In this case, the trial court instructed the jury that in deliberating its sentencing recommendation it could consider as an aggravating circumstance the fact that Merck was on felony probation. In her sentencing order, the judge found felony probation as one of three aggravating circumstances. Merck contends that the Legislature's amendment of section 921.141(5)(a) subsequent to the instant crime to add probation to the list of statutory aggravators was a substantive change in the law, not a mere refinement of the law as this Court found the "community control" aggravating circumstance to be in Trotter v.
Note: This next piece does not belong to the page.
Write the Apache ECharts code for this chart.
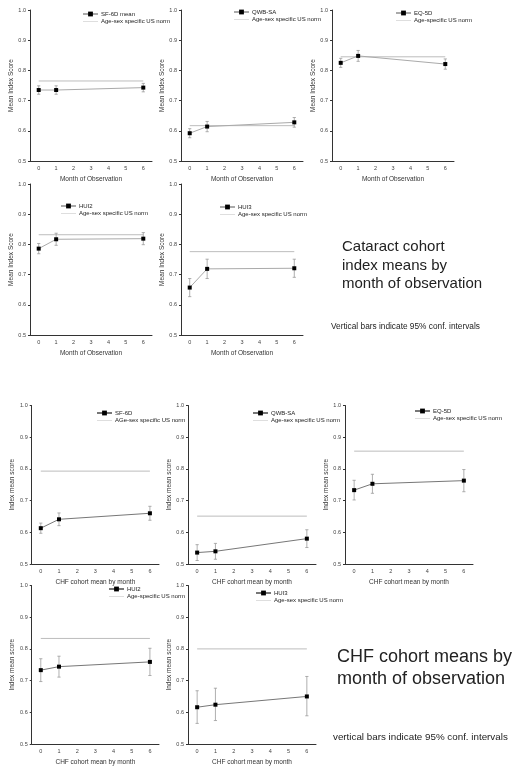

State, 690 So. 2d 1234 (Fla. 1996). In Trotter, this Court held that the trial court's use of the fact that the murder was committed while the defendant was on community control did not violate the defendant's ex post facto rights, even though the crime and sentencing took place before the sentencing provision was amended to add the "community control" aggravator. Id. at 1237. However, during the time that this case has been under review, this Court has found ex post facto violations in two applications of the felony probation aggravator. See Lukehart v. State, 25 Fla. L. Weekly S489 (Fla. June 22, 2000); Zack v. State, 753 So. 2d 9 (Fla. 2000). On the basis of the present record, we cannot find the error harmless beyond a reasonable doubt.
In view of our finding of error in the trial court's sentencing order and our striking of the felony probation aggravator, we find that this case must be remanded for a resentencing. Accordingly, we vacate the sentence of death and order a complete new penalty-phase proceeding before a jury.
It is so ordered.
WELLS, C.J., and HARDING, PARIENTE, LEWIS and QUINCE, JJ., concur.
SHAW and ANSTEAD, JJ., concur in result only.
NOT FINAL UNTIL TIME EXPIRES TO FILE REHEARING MOTION, AND IF FILED, DETERMINED.